The Debt Ceiling Deal One Year Later

As we approach the 1-year anniversary of the disastrous debt ceiling deal hatched late last July, it is worthwhile to reflect on what we have gained from that legislation.  On August 1, 2011, the House passed the Budget Control Act with support of 72% of the Republican conference.  The Senate followed suit on August 2, with support of 60% of the Republican conference.

Buoyed by their opposition to Obamacare and Obama’s profligate expansion of government spending, Republicans had a unique opportunity to exact concession from Democrats by refusing to raise the debt ceiling without a parallel agreement for a balanced budget plan.  Instead of using their leverage to impel transformation change, Republicans grounded into a double play by boxing themselves into a corner – the sequester corner that they are stuck in today.

Obama was granted a full lifeline with a $2.4 trillion increase in the debt limit that would take him beyond the election.  [For some reason, Republicans couldn’t even fight to embarrass Obama before the elections.  Maybe a $1.8 trillion increase?]  There was no realistic roadmap to entitlement reform; not a single agency or program – discretionary or mandatory – was eliminated; Obamacare was deemed off limits; there was no balanced budget amendment.

What was our reward for giving Obama everything he wanted?  What was our part of the deal?  It was actually a liability.  We got a vote on a balanced budget amendment, which was summarily defeated.  We got $917 billion in baseline discretionary cuts that permanently locked in the fundamentals of the Obama era.

In the most insane part of the deal, we agreed to the super duper debt commission 19.0 in an effort to find an additional $1.2 trillion in savings (read tax increases).  The commission was designed to fail because it was evenly split among Democrats and Republicans.  The only way it would have succeeded is if Republicans would have agreed to tax increases.  They actually did, but the concessions were not enough for Democrats.  We put a gun to our head and agreed to a sequestration that, in the 99% likelihood of the debt commission failing to agree on savings, would cut $500 billion from Defense (after Defense already shouldered a disproportionate share of the cuts from spending caps) and $117 billion from Medicare providers.

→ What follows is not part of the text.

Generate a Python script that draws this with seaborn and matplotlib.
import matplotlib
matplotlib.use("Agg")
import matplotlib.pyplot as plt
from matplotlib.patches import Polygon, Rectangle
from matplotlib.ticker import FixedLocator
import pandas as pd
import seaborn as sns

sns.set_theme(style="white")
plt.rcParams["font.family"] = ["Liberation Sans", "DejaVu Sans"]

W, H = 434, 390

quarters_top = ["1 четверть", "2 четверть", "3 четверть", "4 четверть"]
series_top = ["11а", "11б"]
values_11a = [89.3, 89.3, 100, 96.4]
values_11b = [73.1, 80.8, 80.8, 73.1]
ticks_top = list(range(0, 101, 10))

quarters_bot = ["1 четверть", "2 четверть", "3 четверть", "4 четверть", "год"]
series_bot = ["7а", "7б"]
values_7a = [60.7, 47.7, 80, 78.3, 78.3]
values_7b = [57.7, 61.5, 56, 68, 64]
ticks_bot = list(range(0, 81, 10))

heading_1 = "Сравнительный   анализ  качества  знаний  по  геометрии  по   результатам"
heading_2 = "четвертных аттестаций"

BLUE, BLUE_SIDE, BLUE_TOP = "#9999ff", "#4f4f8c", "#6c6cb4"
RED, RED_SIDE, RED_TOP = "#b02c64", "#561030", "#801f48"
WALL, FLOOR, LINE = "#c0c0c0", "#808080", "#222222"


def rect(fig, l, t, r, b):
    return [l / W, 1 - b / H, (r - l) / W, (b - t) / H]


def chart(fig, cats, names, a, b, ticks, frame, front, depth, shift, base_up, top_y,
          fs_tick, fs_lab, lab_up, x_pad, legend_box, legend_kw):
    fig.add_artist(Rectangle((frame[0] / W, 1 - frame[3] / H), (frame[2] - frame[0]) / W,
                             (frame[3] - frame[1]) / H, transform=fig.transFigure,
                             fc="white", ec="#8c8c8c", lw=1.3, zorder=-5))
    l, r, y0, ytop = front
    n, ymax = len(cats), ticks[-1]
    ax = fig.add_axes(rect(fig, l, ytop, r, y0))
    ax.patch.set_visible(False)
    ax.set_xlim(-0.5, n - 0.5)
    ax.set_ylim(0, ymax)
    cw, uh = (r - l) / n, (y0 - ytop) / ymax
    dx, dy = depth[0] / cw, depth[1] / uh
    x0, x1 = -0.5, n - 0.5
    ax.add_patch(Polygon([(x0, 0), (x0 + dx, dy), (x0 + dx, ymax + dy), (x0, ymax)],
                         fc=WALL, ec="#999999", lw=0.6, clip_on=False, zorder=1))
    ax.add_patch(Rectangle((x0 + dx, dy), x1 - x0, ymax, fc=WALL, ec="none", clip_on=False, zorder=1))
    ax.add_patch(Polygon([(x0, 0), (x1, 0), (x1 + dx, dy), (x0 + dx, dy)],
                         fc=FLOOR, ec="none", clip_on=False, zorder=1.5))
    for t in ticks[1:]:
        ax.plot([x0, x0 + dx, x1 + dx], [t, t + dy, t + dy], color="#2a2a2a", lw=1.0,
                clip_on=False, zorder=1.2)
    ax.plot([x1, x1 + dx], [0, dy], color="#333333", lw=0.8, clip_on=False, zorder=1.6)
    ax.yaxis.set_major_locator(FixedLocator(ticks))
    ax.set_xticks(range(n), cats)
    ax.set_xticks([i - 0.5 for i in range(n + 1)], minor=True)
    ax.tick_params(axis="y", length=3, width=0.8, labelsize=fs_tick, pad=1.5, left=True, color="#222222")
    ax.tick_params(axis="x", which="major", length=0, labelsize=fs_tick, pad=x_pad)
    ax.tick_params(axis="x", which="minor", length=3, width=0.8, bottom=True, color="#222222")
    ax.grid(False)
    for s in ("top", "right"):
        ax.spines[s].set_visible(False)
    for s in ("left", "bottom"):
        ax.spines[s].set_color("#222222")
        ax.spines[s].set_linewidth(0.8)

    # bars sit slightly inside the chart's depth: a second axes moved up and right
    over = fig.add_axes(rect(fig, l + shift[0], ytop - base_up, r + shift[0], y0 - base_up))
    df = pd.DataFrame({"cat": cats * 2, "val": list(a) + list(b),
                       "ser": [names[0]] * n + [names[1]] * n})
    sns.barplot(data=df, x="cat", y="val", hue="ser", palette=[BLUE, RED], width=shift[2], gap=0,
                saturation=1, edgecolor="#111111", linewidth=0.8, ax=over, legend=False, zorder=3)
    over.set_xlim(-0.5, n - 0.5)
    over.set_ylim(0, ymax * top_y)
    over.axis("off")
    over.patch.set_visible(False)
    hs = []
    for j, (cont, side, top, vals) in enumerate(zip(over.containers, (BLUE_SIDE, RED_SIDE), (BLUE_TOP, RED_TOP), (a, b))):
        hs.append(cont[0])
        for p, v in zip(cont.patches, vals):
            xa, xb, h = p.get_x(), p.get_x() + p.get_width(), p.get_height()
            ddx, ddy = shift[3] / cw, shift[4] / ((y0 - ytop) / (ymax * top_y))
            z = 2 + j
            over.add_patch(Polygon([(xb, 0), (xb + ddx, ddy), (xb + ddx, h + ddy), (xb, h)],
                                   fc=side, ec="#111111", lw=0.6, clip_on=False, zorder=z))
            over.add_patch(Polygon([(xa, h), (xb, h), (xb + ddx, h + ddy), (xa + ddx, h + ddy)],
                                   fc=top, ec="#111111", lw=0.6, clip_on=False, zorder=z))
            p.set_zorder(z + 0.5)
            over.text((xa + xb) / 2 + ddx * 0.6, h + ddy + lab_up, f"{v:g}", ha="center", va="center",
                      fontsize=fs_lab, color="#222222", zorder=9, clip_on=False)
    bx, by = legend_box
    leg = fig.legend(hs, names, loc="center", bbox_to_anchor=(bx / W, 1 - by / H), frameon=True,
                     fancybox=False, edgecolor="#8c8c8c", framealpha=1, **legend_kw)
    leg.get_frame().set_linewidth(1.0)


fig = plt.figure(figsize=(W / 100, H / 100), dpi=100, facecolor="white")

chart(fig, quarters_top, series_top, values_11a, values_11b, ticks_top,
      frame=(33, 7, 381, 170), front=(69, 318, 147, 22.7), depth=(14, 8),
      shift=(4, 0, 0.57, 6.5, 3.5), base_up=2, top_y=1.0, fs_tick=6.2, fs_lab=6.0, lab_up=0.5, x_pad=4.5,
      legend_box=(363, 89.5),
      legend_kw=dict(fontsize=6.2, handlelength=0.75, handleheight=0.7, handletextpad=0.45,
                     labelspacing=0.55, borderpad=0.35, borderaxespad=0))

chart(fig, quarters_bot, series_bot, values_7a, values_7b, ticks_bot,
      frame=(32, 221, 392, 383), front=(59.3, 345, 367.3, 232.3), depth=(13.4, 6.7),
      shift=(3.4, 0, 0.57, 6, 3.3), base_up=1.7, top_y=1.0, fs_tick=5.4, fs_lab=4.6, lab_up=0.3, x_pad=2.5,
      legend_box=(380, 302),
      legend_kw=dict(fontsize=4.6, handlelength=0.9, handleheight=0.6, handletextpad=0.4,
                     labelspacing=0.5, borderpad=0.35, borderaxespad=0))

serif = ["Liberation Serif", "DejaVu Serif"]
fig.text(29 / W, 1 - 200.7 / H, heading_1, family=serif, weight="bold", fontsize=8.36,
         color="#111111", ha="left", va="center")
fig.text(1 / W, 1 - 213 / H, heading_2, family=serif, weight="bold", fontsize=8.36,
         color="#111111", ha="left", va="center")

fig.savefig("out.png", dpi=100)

What are the results of the Budget Control Act?

  • The debt has increased by almost $1.6 trillion.
  • Despite the talk about how the debt ceiling deal would preserve our credit and save us from default, our credit rating was downgraded for the first time in history.
  • Obamacare was totally preserved.
  • Republicans have placed tax increases on the table, further attenuating our leverage for the impending tax fight at the end of the year
  • Most importantly, we are left with the embarrassment of begging Democrats to rescind the only true spending cuts that will actually take effect in 2013.  Between the original $465 billion in cuts to defense from the spending caps and the additional $500 billion from sequestration, there will be real cuts in nominal terms (some of it is baseline, but unlike with other proposed cuts, there will be several hundred billion of nominal cuts).  The debt ceiling deal is now causing a gratuitous schism within the conservative coalition over how to overturn (or accept) the sequester.

It’s not like this was all a secret at the time of its passage.  We warned that we’d be forced to look like fools in 2013, begging to overturn an agreement that “we” had agreed to pass.  It is almost a universal past time among Republicans to mock the debt ceiling deal and decry the sequestration, but most Republicans on and off the Hill wholeheartedly supported the deal.  They even mocked us relentlessly for opposing it.  Red State was one of the view conservative outlets that consistently and articulately forewarned about the pitfalls of the impending deal.  Every one of those concerns has come to fruition.

Most Republicans who voted for the BCA or advocated for it speak of the coming sequestration as if it were some natural disaster to which they are merely an innocent bystander.  When will these people openly apologize for their mistake and admit that it was a fatuous thing to do?

They didn’t listen to use then.  Will they listen now?